I have experienced lean times in my adult life. But, it was a very long time ago, when I had first started out. Through hard work I had reached a point in my career that my children and I were comfortable. We weren't rich, but we could afford some extras and our bills were always paid on time. I had money in savings for a rainy day and I would be heading into retirement with my home paid off. We even had health insurance that I could afford.
All of that is gone now. A lifetime of working and following the rules is gone. I am stuck in a situation that is unimaginable. For the first time in my life, I have bill collectors who have every right to be hounding me. I am part of the section of society with their hands out... I never have begrudged those who have needed a hand but I also never thought I would be one of them. Unfortunately, the powers that be have decided that I don't need help. I own my home, therefore, I have assets. So, my problems are my own. I live in fear of anything going wrong because I have no cushion... no contingency plan for emergencies. And the scariest part of all is that when this all ends, I will be heading back into a career field that makes hiring decisions based, in part, on credit checks. I worry... who will hire a bankrupted older woman to run their business?

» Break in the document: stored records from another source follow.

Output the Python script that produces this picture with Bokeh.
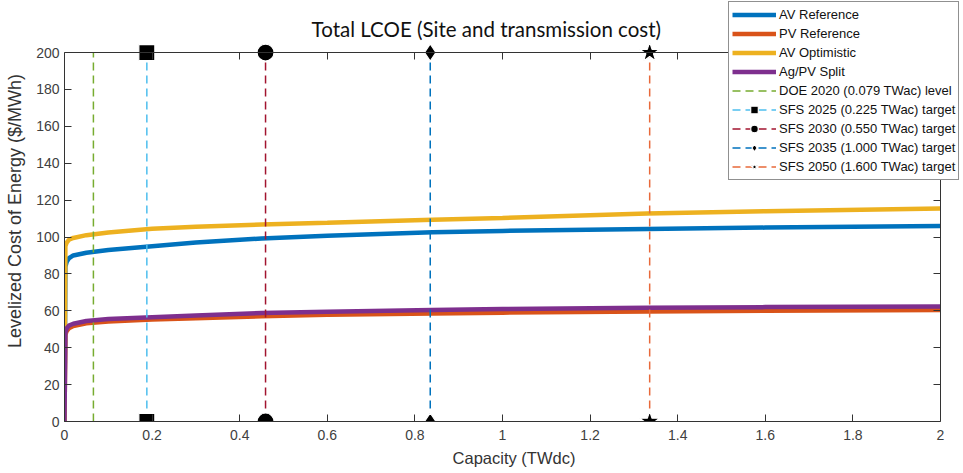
from bokeh.plotting import figure
from bokeh.models import (Legend, LegendItem, LinearAxis, FixedTicker,
                          PrintfTickFormatter, Range1d, Label)
from bokeh.embed import file_html
from bokeh.resources import INLINE

# ---- data ----
capacity = [0, 0.002, 0.005, 0.01, 0.02, 0.05, 0.1, 0.2, 0.3, 0.45, 0.6,
            0.84, 1.0, 1.33, 1.6, 2.0]
av_reference = [0, 84, 86.5, 88.5, 90, 91.5, 93, 95, 97, 99.2, 100.7,
                102.6, 103.3, 104.4, 105.1, 106.0]
pv_reference = [0, 47, 49, 50.5, 51.8, 53.2, 54.2, 55.3, 56, 57, 57.8,
                58.6, 59, 59.6, 60, 60.4]
av_optimistic = [0, 95, 97, 98.5, 99.5, 101, 102.5, 104.5, 105.5, 106.8,
                 107.7, 109.3, 110.3, 112.7, 114, 115.5]
agpv_split = [0, 48, 50.5, 52, 53, 54.5, 55.5, 56.5, 57.5, 58.8, 59.5,
              60.5, 61, 61.6, 62, 62.4]

target_names = ["DOE 2020 (0.079 TWac) level", "SFS 2025 (0.225 TWac) target",
                "SFS 2030 (0.550 TWac) target", "SFS 2035 (1.000 TWac) target",
                "SFS 2050 (1.600 TWac) target"]
target_x = [0.066, 0.188, 0.459, 0.835, 1.336]
target_markers = [None, "square", "circle", "diamond", "star"]
target_sizes = [0, 16, 17, 17, 21]

x_ticks = [0, 0.2, 0.4, 0.6, 0.8, 1.0, 1.2, 1.4, 1.6, 1.8, 2.0]
y_ticks = [0, 20, 40, 60, 80, 100, 120, 140, 160, 180, 200]
x_min, x_max = 0, 2
y_min, y_max = 0, 200

series_names = ["AV Reference", "PV Reference", "AV Optimistic", "Ag/PV Split"]
series_values = [av_reference, pv_reference, av_optimistic, agpv_split]
series_colors = ["#0072BD", "#D95319", "#EDB120", "#7E2F8E"]
target_colors = ["#77AC30", "#4DBEEE", "#A2142F", "#0072BD", "#E8693A"]

TITLE = "Total LCOE (Site and transmission cost)"
FONT = "Liberation Sans"
AX = "#333333"

# the frame fills the canvas to the top and right so that the legend may
# overlap the title region like in the reference; the axes box is drawn with
# bounded / fixed-location axes.
p = figure(width=963, height=473, output_backend="svg", toolbar_location=None,
           x_range=Range1d(x_min, 2.0525), y_range=Range1d(y_min, 228.2),
           min_border_left=64, min_border_right=0, min_border_top=0,
           min_border_bottom=52)
p.grid.visible = False
p.outline_line_color = None
p.background_fill_color = "white"

def style_axis(ax, ticks, labels=True):
    ax.ticker = FixedTicker(ticks=ticks)
    ax.major_tick_in = 7
    ax.major_tick_out = 0
    ax.minor_tick_line_color = None
    ax.axis_line_color = AX
    ax.major_tick_line_color = AX
    ax.major_label_text_font = FONT
    ax.major_label_text_font_size = "14px"
    ax.major_label_text_color = "#404040" if labels else None
    ax.axis_label_text_font = FONT
    ax.axis_label_text_font_style = "normal"
    ax.axis_label_text_color = "#333333"
    ax.formatter = PrintfTickFormatter(format="%g")

style_axis(p.xaxis[0], x_ticks)
style_axis(p.yaxis[0], y_ticks)
p.xaxis[0].bounds = (x_min, x_max)
p.yaxis[0].bounds = (y_min, y_max)
p.xaxis[0].axis_label = "Capacity (TWdc)"
p.yaxis[0].axis_label = "Levelized Cost of Energy ($/MWh)"
p.xaxis[0].axis_label_text_font_size = "16.5px"
p.yaxis[0].axis_label_text_font_size = "18px"
p.xaxis[0].major_label_standoff = 8
p.xaxis[0].axis_label_standoff = 6
p.yaxis[0].axis_label_standoff = 8

top_ax = LinearAxis(fixed_location=y_max, bounds=(x_min, x_max))
style_axis(top_ax, x_ticks, labels=False)
right_ax = LinearAxis(fixed_location=x_max, bounds=(y_min, y_max))
style_axis(right_ax, y_ticks, labels=False)
p.add_layout(top_ax, "above")
p.add_layout(right_ax, "right")

p.add_layout(Label(x=0.963, y=213, text=TITLE, text_align="center",
                   text_baseline="middle", text_font="Lato",
                   text_font_size="20.5px", text_color="#111111"))

items = []
for name, vals, col in zip(series_names, series_values, series_colors):
    r = p.line(capacity, vals, line_color=col, line_width=4.5)
    items.append(LegendItem(label=name, renderers=[r]))

for name, xv, mk, sz, col in zip(target_names, target_x, target_markers,
                                 target_sizes, target_colors):
    rl = p.line([xv, xv], [y_min, y_max], line_color=col, line_width=1.5,
                line_dash="8 5")
    rends = [rl]
    if mk is not None:
        rs = p.scatter([xv, xv], [y_min, y_max], marker=mk, size=sz,
                       fill_color="black", line_color="white", line_width=1.2)
        rends.append(rs)
    items.append(LegendItem(label=name, renderers=rends))

legend = Legend(items=items, location=(664, 241))
legend.label_text_font = FONT
legend.label_text_font_size = "13px"
legend.label_text_color = "#111111"
legend.label_height = 19
legend.glyph_height = 19
legend.glyph_width = 44
legend.spacing = 0
legend.padding = 3
legend.margin = 0
legend.label_standoff = 3
legend.border_line_color = "#222222"
legend.border_line_width = 1
legend.background_fill_alpha = 1
p.add_layout(legend, "center")

open("out.html", "w").write(file_html(p, INLINE))
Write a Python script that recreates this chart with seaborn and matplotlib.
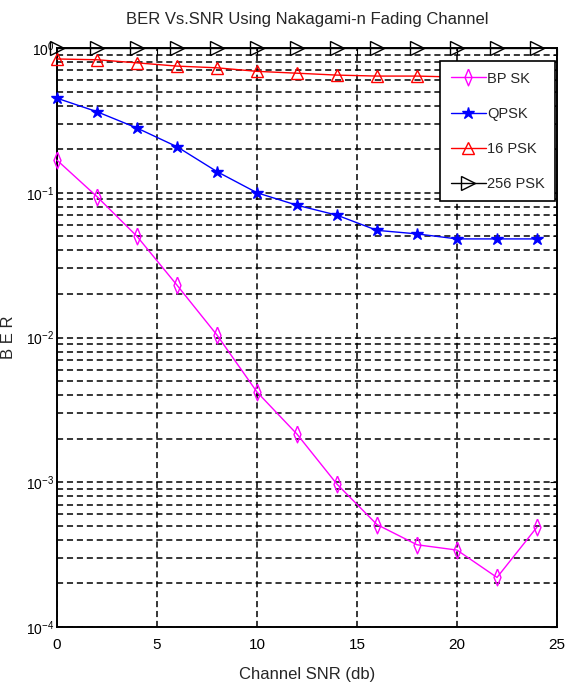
import matplotlib
matplotlib.use("Agg")
import matplotlib.pyplot as plt
from matplotlib.ticker import LogLocator, NullFormatter
import seaborn as sns
import pandas as pd

snr = [0, 2, 4, 6, 8, 10, 12, 14, 16, 18, 20, 22, 24]
ber_bpsk = [0.168, 0.094, 0.050, 0.023, 0.0104, 0.0042, 0.00215, 0.00097,
            0.00051, 0.00037, 0.00034, 0.00022, 0.00049]
ber_qpsk = [0.45, 0.363, 0.28, 0.208, 0.14, 0.10, 0.082, 0.070,
            0.055, 0.052, 0.048, 0.048, 0.048]
ber_16psk = [0.84, 0.83, 0.79, 0.75, 0.73, 0.69, 0.67, 0.65,
             0.64, 0.64, 0.63, 0.63, 0.62]
ber_256psk = [1.0] * 13

series = ["BPSK", "QPSK", "16 PSK", "256 PSK"]
legend_labels = ["BP SK", "QPSK", "16 PSK", "256 PSK"]
colors = ["#ff00ff", "#0000ff", "#ff0000", "#000000"]
# narrow diamond like MATLAB's thin rendering
thin_diamond = [(0, 1), (0.42, 0), (0, -1), (-0.42, 0), (0, 1)]
markers = [thin_diamond, "*", "^", ">"]
msizes = [12, 9, 9, 10]
mfaces = ["none", "#0000ff", "none", "none"]

df = pd.DataFrame({
    "snr": snr * 4,
    "ber": ber_bpsk + ber_qpsk + ber_16psk + ber_256psk,
    "mod": [s for s in series for _ in snr],
})

sns.set_style("white")
plt.rcParams["font.family"] = ["Liberation Sans Narrow", "Liberation Sans", "DejaVu Sans"]

fig = plt.figure(figsize=(5.66, 6.91), dpi=100)
ax = fig.add_axes([0.1007, 0.0926, 0.8834, 0.8379])

for s, lab, c, m, ms, fc in zip(series, legend_labels, colors, markers, msizes, mfaces):
    d = df[df["mod"] == s]
    sns.lineplot(data=d, x="snr", y="ber", ax=ax, color=c, marker=m,
                 markersize=ms, markerfacecolor=fc,
                 markeredgecolor=c, markeredgewidth=1.0, linewidth=1.0,
                 label=lab, clip_on=False, zorder=3)

ax.set_yscale("log")
ax.set_xlim(0, 25)
ax.set_ylim(1e-4, 1)
ax.set_xticks([0, 5, 10, 15, 20, 25])
ax.yaxis.set_major_locator(LogLocator(base=10, numticks=10))
ax.yaxis.set_minor_locator(LogLocator(base=10, subs=range(2, 10), numticks=50))
ax.yaxis.set_minor_formatter(NullFormatter())

ax.grid(True, which="major", axis="both", color="black", linestyle=(0, (4, 2.5)), linewidth=1.1)
ax.grid(True, which="minor", axis="y", color="black", linestyle=(0, (4, 2.5)), linewidth=1.1)

ax.tick_params(axis="both", which="both", direction="in", labelsize=11, colors="black",
               top=True, right=True)
ax.tick_params(axis="x", which="major", length=5, pad=8)
ax.tick_params(axis="y", which="major", length=5, pad=2, labelsize=10)
ax.tick_params(axis="y", which="minor", length=3)
for sp in ax.spines.values():
    sp.set_color("black")
    sp.set_linewidth(1.4)

ax.set_title("BER Vs.SNR Using Nakagami-n Fading Channel", fontsize=12, pad=17)
ax.set_xlabel("Channel SNR (db)", fontsize=12, labelpad=11)
ax.set_ylabel("B E R", fontsize=12)
ax.yaxis.set_label_coords(-0.082, 0.5)

leg = ax.legend(loc="upper right", bbox_to_anchor=(0.996, 0.977), borderaxespad=0,
                fontsize=10.5, frameon=True, fancybox=False, edgecolor="black",
                framealpha=1, handlelength=2.4, labelspacing=1.45, borderpad=0.7,
                handletextpad=0.1)
leg.get_frame().set_linewidth(1.2)

fig.savefig("out.png", dpi=100)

So, I sit here feeling sorry for myself and being ashamed of something that I have no way to change. And I wonder how much more tolerable this situation would be if I could simply pay what I owe... If when sleep is available to me, that I wasn't lying awake worrying about money. Would there be more patience and tolerance if the resentment I feel towards the situation wasn't so consuming? Will I spend the rest of my life fighting my way out of a noose made of money? Will I forever regret making a decision that was only right for someone else?